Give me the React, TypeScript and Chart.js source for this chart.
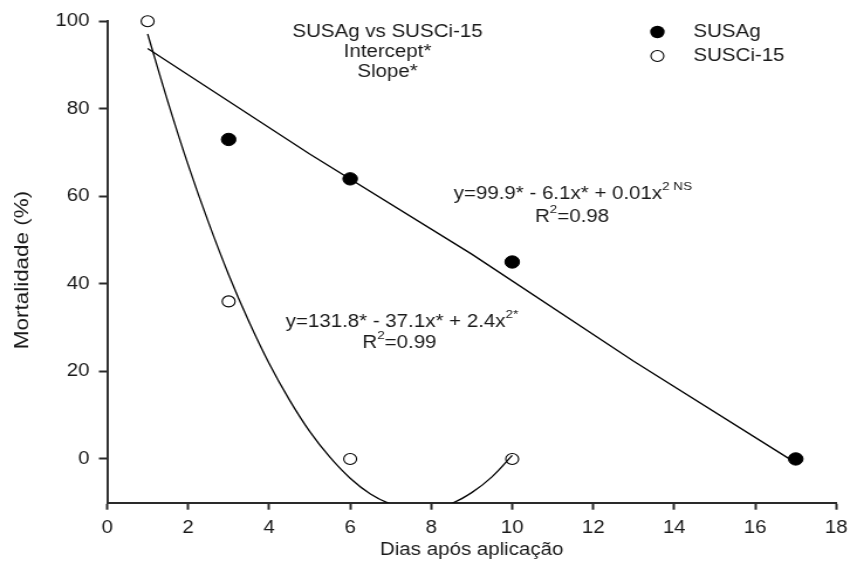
import React, { useEffect, useRef } from "react";
import { Chart, registerables } from "chart.js";

Chart.register(...registerables);

// ---- data ----
const seriesNames = ["SUSAg", "SUSCi-15"];
const susAgDays = [3, 6, 10, 17];
const susAgMort = [73, 64, 45, 0];
const susCiDays = [1, 3, 6, 10];
const susCiMort = [100, 36, 0, 0];

// fitted curves as traced on the picture
const susAgFitDays = [1, 5, 9, 13, 17];
const susAgFitMort = [93.8, 69.7, 46.8, 22.3, -0.9];
const susCiFitDays = [1, 1.5, 2, 2.5, 3, 3.5, 4, 4.5, 5, 5.5, 6, 6.5, 7, 7.5, 8, 8.5, 9, 9.5, 10];
const susCiFitMort = [97.1, 81.6, 67.2, 54.1, 42.1, 31.4, 21.8, 13.5, 6.3, 0.4, -4.4, -8.0, -10.3, -11.5, -11.4, -10.2, -7.7, -4.1, 0.8];

const xTicks = [0, 2, 4, 6, 8, 10, 12, 14, 16, 18];
const yTicks = [0, 20, 40, 60, 80, 100];

const xTitle = "Dias após aplicação";
const yTitle = "Mortalidade (%)";
const headerLines = ["SUSAg vs SUSCi-15", "Intercept*", "Slope*"];
const eqAg = [{ t: "y=99.9* - 6.1x* + 0.01x" }, { t: "2 NS", sup: true }];
const r2Ag = [{ t: "R" }, { t: "2", sup: true }, { t: "=0.98" }];
const eqCi = [{ t: "y=131.8* - 37.1x* + 2.4x" }, { t: "2*", sup: true }];
const r2Ci = [{ t: "R" }, { t: "2", sup: true }, { t: "=0.99" }];

// ---- layout / style ----
const STRETCH = 1.17;
const W = Math.round(857 / STRETCH);
const H = 582;
const FAMILY = "'Liberation Sans', Arial, sans-serif";
const FS = 17.5;
const TEXT = "#1a1a1a";
const AXIS = "#2a2a2a";
const TICK_LEN = 7;

type Part = { t: string; sup?: boolean };

function drawRich(ctx: CanvasRenderingContext2D, parts: Part[], cx: number, cy: number) {
  const main = `${FS}px ${FAMILY}`;
  const small = `11.5px ${FAMILY}`;
  let total = 0;
  const widths = parts.map((p) => {
    ctx.font = p.sup ? small : main;
    const w = ctx.measureText(p.t).width;
    total += w;
    return w;
  });
  let x = cx - total / 2;
  ctx.textAlign = "left";
  parts.forEach((p, i) => {
    ctx.font = p.sup ? small : main;
    ctx.fillText(p.t, x, p.sup ? cy - 7 : cy);
    x += widths[i];
  });
}

const annotPlugin = {
  id: "annot",
  afterDraw(chart: any) {
    const ctx: CanvasRenderingContext2D = chart.ctx;
    ctx.save();
    ctx.fillStyle = TEXT;
    ctx.textBaseline = "middle";
    ctx.textAlign = "center";
    ctx.font = `${FS}px ${FAMILY}`;
    headerLines.forEach((t, i) => ctx.fillText(t, 331, 31.7 + i * 20));

    // y-axis title (long, rotated)
    ctx.save();
    ctx.translate(18.8, 270);
    ctx.rotate(-Math.PI / 2);
    ctx.scale(1.3, 1);
    ctx.font = `17.3px ${FAMILY}`;
    ctx.fillText(yTitle, 0, 0);
    ctx.restore();

    // legend
    const lx = 561.5;
    const ly = [32, 56];
    ctx.beginPath();
    ctx.arc(lx, ly[0], 6.2, 0, Math.PI * 2);
    ctx.fillStyle = "#000";
    ctx.fill();
    ctx.beginPath();
    ctx.arc(lx, ly[1], 5.5, 0, Math.PI * 2);
    ctx.fillStyle = "#fff";
    ctx.fill();
    ctx.lineWidth = 1.1;
    ctx.strokeStyle = "#000";
    ctx.stroke();
    ctx.fillStyle = TEXT;
    ctx.textAlign = "left";
    ctx.font = `${FS}px ${FAMILY}`;
    ctx.fillText(seriesNames[0], 592.3, ly[0]);
    ctx.fillText(seriesNames[1], 592.3, ly[1]);

    drawRich(ctx, eqAg, 489.3, 194);
    drawRich(ctx, r2Ag, 488.6, 216.7);
    drawRich(ctx, eqCi, 343.3, 321.7);
    drawRich(ctx, r2Ci, 341.2, 343.3);
    ctx.restore();
  },
};

export default function App() {
  const ref = useRef<HTMLCanvasElement | null>(null);

  useEffect(() => {
    document.body.style.margin = "0";
    const canvas = ref.current;
    if (!canvas) return;
    const font = { family: FAMILY, size: FS };
    const toPts = (xs: number[], ys: number[]) => xs.map((x, i) => ({ x, y: ys[i] }));
    const axisGrid = {
      display: true,
      drawOnChartArea: false,
      drawTicks: true,
      tickLength: TICK_LEN,
      tickWidth: 2,
      tickColor: AXIS,
    };

    const chart = new Chart(canvas, {
      type: "scatter",
      data: {
        datasets: [
          {
            label: seriesNames[0] + " fit",
            data: toPts(susAgFitDays, susAgFitMort),
            showLine: true,
            borderColor: "#000",
            borderWidth: 1.3,
            pointRadius: 0,
            tension: 0,
          },
          {
            label: seriesNames[1] + " fit",
            data: toPts(susCiFitDays, susCiFitMort),
            showLine: true,
            borderColor: "#000",
            borderWidth: 1.3,
            pointRadius: 0,
            tension: 0.4,
          },
          {
            label: seriesNames[0],
            data: toPts(susAgDays, susAgMort),
            backgroundColor: "#000",
            borderColor: "#000",
            borderWidth: 1,
            pointRadius: 6.2,
            clip: false,
          },
          {
            label: seriesNames[1],
            data: toPts(susCiDays, susCiMort),
            backgroundColor: "#fff",
            borderColor: "#000",
            borderWidth: 1.1,
            pointRadius: 5.5,
            clip: false,
          },
        ],
      } as any,
      options: {
        responsive: false,
        animation: false,
        devicePixelRatio: 1,
        layout: { padding: { top: 21.3, right: W - 721.4, left: 0, bottom: 0 } },
        plugins: { legend: { display: false }, tooltip: { enabled: false } },
        scales: {
          x: {
            type: "linear",
            min: 0,
            max: 18,
            afterBuildTicks: (s: any) => {
              s.ticks = xTicks.map((v) => ({ value: v }));
            },
            afterFit: (s: any) => {
              s.height = H - 502.7;
            },
            grid: axisGrid,
            border: { display: true, color: AXIS, width: 1.9 },
            ticks: { font, color: TEXT, padding: 8, maxRotation: 0, autoSkip: false },
            title: {
              display: true,
              text: xTitle,
              font,
              color: TEXT,
              padding: { top: 0, bottom: 21.5 },
            },
          },
          y: {
            type: "linear",
            min: -10,
            max: 100,
            afterBuildTicks: (s: any) => {
              s.ticks = yTicks.map((v) => ({ value: v }));
            },
            afterFit: (s: any) => {
              s.width = 91.5;
            },
            grid: axisGrid,
            border: { display: true, color: AXIS, width: 1.9 },
            ticks: { font, color: TEXT, padding: 8 },
            title: { display: false },
          },
        },
      } as any,
      plugins: [annotPlugin],
    });
    return () => chart.destroy();
  }, []);

  return (
    <div style={{ width: 857, height: 582 }}>
      <canvas
        ref={ref}
        width={W}
        height={H}
        style={{ width: "857px", height: "582px", display: "block" }}
      />
    </div>
  );
}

───

*What the task requires:*
Do not include the images; transcribe the rest of the listing exactly.

*Solution to this task:*
Give me the React, TypeScript and Chart.js source for this chart.
import React, { useEffect, useRef } from "react";
import { Chart, registerables } from "chart.js";

Chart.register(...registerables);

// ---- data ----
const seriesNames = ["SUSAg", "SUSCi-15"];
const susAgDays = [3, 6, 10, 17];
const susAgMort = [73, 64, 45, 0];
const susCiDays = [1, 3, 6, 10];
const susCiMort = [100, 36, 0, 0];

// fitted curves as traced on the picture
const susAgFitDays = [1, 5, 9, 13, 17];
const susAgFitMort = [93.8, 69.7, 46.8, 22.3, -0.9];
const susCiFitDays = [1, 1.5, 2, 2.5, 3, 3.5, 4, 4.5, 5, 5.5, 6, 6.5, 7, 7.5, 8, 8.5, 9, 9.5, 10];
const susCiFitMort = [97.1, 81.6, 67.2, 54.1, 42.1, 31.4, 21.8, 13.5, 6.3, 0.4, -4.4, -8.0, -10.3, -11.5, -11.4, -10.2, -7.7, -4.1, 0.8];

const xTicks = [0, 2, 4, 6, 8, 10, 12, 14, 16, 18];
const yTicks = [0, 20, 40, 60, 80, 100];

const xTitle = "Dias após aplicação";
const yTitle = "Mortalidade (%)";
const headerLines = ["SUSAg vs SUSCi-15", "Intercept*", "Slope*"];
const eqAg = [{ t: "y=99.9* - 6.1x* + 0.01x" }, { t: "2 NS", sup: true }];
const r2Ag = [{ t: "R" }, { t: "2", sup: true }, { t: "=0.98" }];
const eqCi = [{ t: "y=131.8* - 37.1x* + 2.4x" }, { t: "2*", sup: true }];
const r2Ci = [{ t: "R" }, { t: "2", sup: true }, { t: "=0.99" }];

// ---- layout / style ----
const STRETCH = 1.17;
const W = Math.round(857 / STRETCH);
const H = 582;
const FAMILY = "'Liberation Sans', Arial, sans-serif";
const FS = 17.5;
const TEXT = "#1a1a1a";
const AXIS = "#2a2a2a";
const TICK_LEN = 7;

type Part = { t: string; sup?: boolean };

function drawRich(ctx: CanvasRenderingContext2D, parts: Part[], cx: number, cy: number) {
  const main = `${FS}px ${FAMILY}`;
  const small = `11.5px ${FAMILY}`;
  let total = 0;
  const widths = parts.map((p) => {
    ctx.font = p.sup ? small : main;
    const w = ctx.measureText(p.t).width;
    total += w;
    return w;
  });
  let x = cx - total / 2;
  ctx.textAlign = "left";
  parts.forEach((p, i) => {
    ctx.font = p.sup ? small : main;
    ctx.fillText(p.t, x, p.sup ? cy - 7 : cy);
    x += widths[i];
  });
}

const annotPlugin = {
  id: "annot",
  afterDraw(chart: any) {
    const ctx: CanvasRenderingContext2D = chart.ctx;
    ctx.save();
    ctx.fillStyle = TEXT;
    ctx.textBaseline = "middle";
    ctx.textAlign = "center";
    ctx.font = `${FS}px ${FAMILY}`;
    headerLines.forEach((t, i) => ctx.fillText(t, 331, 31.7 + i * 20));

    // y-axis title (long, rotated)
    ctx.save();
    ctx.translate(18.8, 270);
    ctx.rotate(-Math.PI / 2);
    ctx.scale(1.3, 1);
    ctx.font = `17.3px ${FAMILY}`;
    ctx.fillText(yTitle, 0, 0);
    ctx.restore();

    // legend
    const lx = 561.5;
    const ly = [32, 56];
    ctx.beginPath();
    ctx.arc(lx, ly[0], 6.2, 0, Math.PI * 2);
    ctx.fillStyle = "#000";
    ctx.fill();
    ctx.beginPath();
    ctx.arc(lx, ly[1], 5.5, 0, Math.PI * 2);
    ctx.fillStyle = "#fff";
    ctx.fill();
    ctx.lineWidth = 1.1;
    ctx.strokeStyle = "#000";
    ctx.stroke();
    ctx.fillStyle = TEXT;
    ctx.textAlign = "left";
    ctx.font = `${FS}px ${FAMILY}`;
    ctx.fillText(seriesNames[0], 592.3, ly[0]);
    ctx.fillText(seriesNames[1], 592.3, ly[1]);

    drawRich(ctx, eqAg, 489.3, 194);
    drawRich(ctx, r2Ag, 488.6, 216.7);
    drawRich(ctx, eqCi, 343.3, 321.7);
    drawRich(ctx, r2Ci, 341.2, 343.3);
    ctx.restore();
  },
};

export default function App() {
  const ref = useRef<HTMLCanvasElement | null>(null);

  useEffect(() => {
    document.body.style.margin = "0";
    const canvas = ref.current;
    if (!canvas) return;
    const font = { family: FAMILY, size: FS };
    const toPts = (xs: number[], ys: number[]) => xs.map((x, i) => ({ x, y: ys[i] }));
    const axisGrid = {
      display: true,
      drawOnChartArea: false,
      drawTicks: true,
      tickLength: TICK_LEN,
      tickWidth: 2,
      tickColor: AXIS,
    };

    const chart = new Chart(canvas, {
      type: "scatter",
      data: {
        datasets: [
          {
            label: seriesNames[0] + " fit",
            data: toPts(susAgFitDays, susAgFitMort),
            showLine: true,
            borderColor: "#000",
            borderWidth: 1.3,
            pointRadius: 0,
            tension: 0,
          },
          {
            label: seriesNames[1] + " fit",
            data: toPts(susCiFitDays, susCiFitMort),
            showLine: true,
            borderColor: "#000",
            borderWidth: 1.3,
            pointRadius: 0,
            tension: 0.4,
          },
          {
            label: seriesNames[0],
            data: toPts(susAgDays, susAgMort),
            backgroundColor: "#000",
            borderColor: "#000",
            borderWidth: 1,
            pointRadius: 6.2,
            clip: false,
          },
          {
            label: seriesNames[1],
            data: toPts(susCiDays, susCiMort),
            backgroundColor: "#fff",
            borderColor: "#000",
            borderWidth: 1.1,
            pointRadius: 5.5,
            clip: false,
          },
        ],
      } as any,
      options: {
        responsive: false,
        animation: false,
        devicePixelRatio: 1,
        layout: { padding: { top: 21.3, right: W - 721.4, left: 0, bottom: 0 } },
        plugins: { legend: { display: false }, tooltip: { enabled: false } },
        scales: {
          x: {
            type: "linear",
            min: 0,
            max: 18,
            afterBuildTicks: (s: any) => {
              s.ticks = xTicks.map((v) => ({ value: v }));
            },
            afterFit: (s: any) => {
              s.height = H - 502.7;
            },
            grid: axisGrid,
            border: { display: true, color: AXIS, width: 1.9 },
            ticks: { font, color: TEXT, padding: 8, maxRotation: 0, autoSkip: false },
            title: {
              display: true,
              text: xTitle,
              font,
              color: TEXT,
              padding: { top: 0, bottom: 21.5 },
            },
          },
          y: {
            type: "linear",
            min: -10,
            max: 100,
            afterBuildTicks: (s: any) => {
              s.ticks = yTicks.map((v) => ({ value: v }));
            },
            afterFit: (s: any) => {
              s.width = 91.5;
            },
            grid: axisGrid,
            border: { display: true, color: AXIS, width: 1.9 },
            ticks: { font, color: TEXT, padding: 8 },
            title: { display: false },
          },
        },
      } as any,
      plugins: [annotPlugin],
    });
    return () => chart.destroy();
  }, []);

  return (
    <div style={{ width: 857, height: 582 }}>
      <canvas
        ref={ref}
        width={W}
        height={H}
        style={{ width: "857px", height: "582px", display: "block" }}
      />
    </div>
  );
}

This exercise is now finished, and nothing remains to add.